Enrique Hrabina llegó a Boca en 1985. Tras su paso por San Lorenzo y Atlanta, recaló en el xeneize y calladito, enamoró a todos rápidamente. A la tribuna y a la platea.
Todo empezó al trabar una pelota con la cabeza frente a un delantero de Talleres de Córdoba. Eso hizo que se ganara un canto que al poco tiempo fue himno. Cuando sonaba el “Ruso, ruso, ruso, huevo, huevo, huevo”, el “Quique” redoblaba esfuerzos. Y pobrecito el que pasara cerca. Un kamikaze que no medía consecuencias. Temperamental al límite.
Imposible hacer una lista completa con sus raspadas. Se recuerda una patada tremenda a Medina Bello en el 0-6 frente a Racing en 1987. Un tackle al cuello de González Vidal en el 1-6 frente al santo tucumano en La Boca. Y podríamos segui varias horas más.
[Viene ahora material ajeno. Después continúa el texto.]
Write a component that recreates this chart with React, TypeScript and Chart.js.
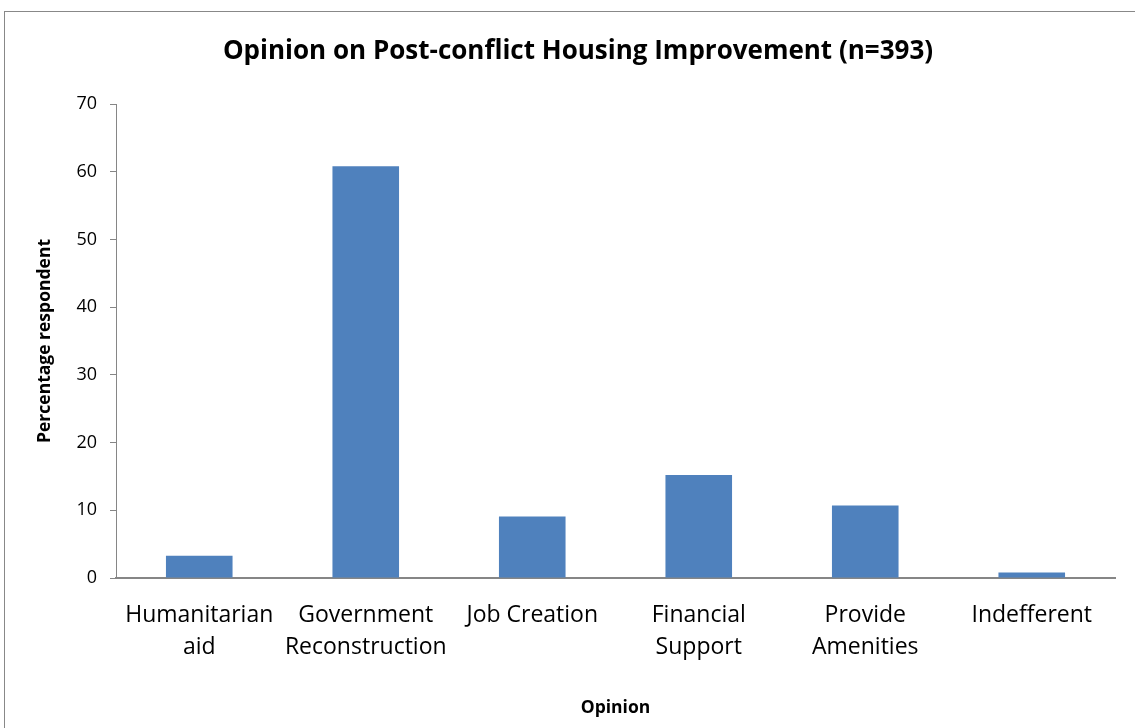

Autor de algunos goles imborrables. Como la palomita a River en un torneo de verano. O el tercero a Wanderers en un 3-2 por la Libertadores 1986 luego de que Tapia errara un penal faltando un minuto.
Un grande. Un duro. Un ídolo. Jarabina (así lo llamaba Mauro Viale) es sinónimo de Boca. Y eso no es poco.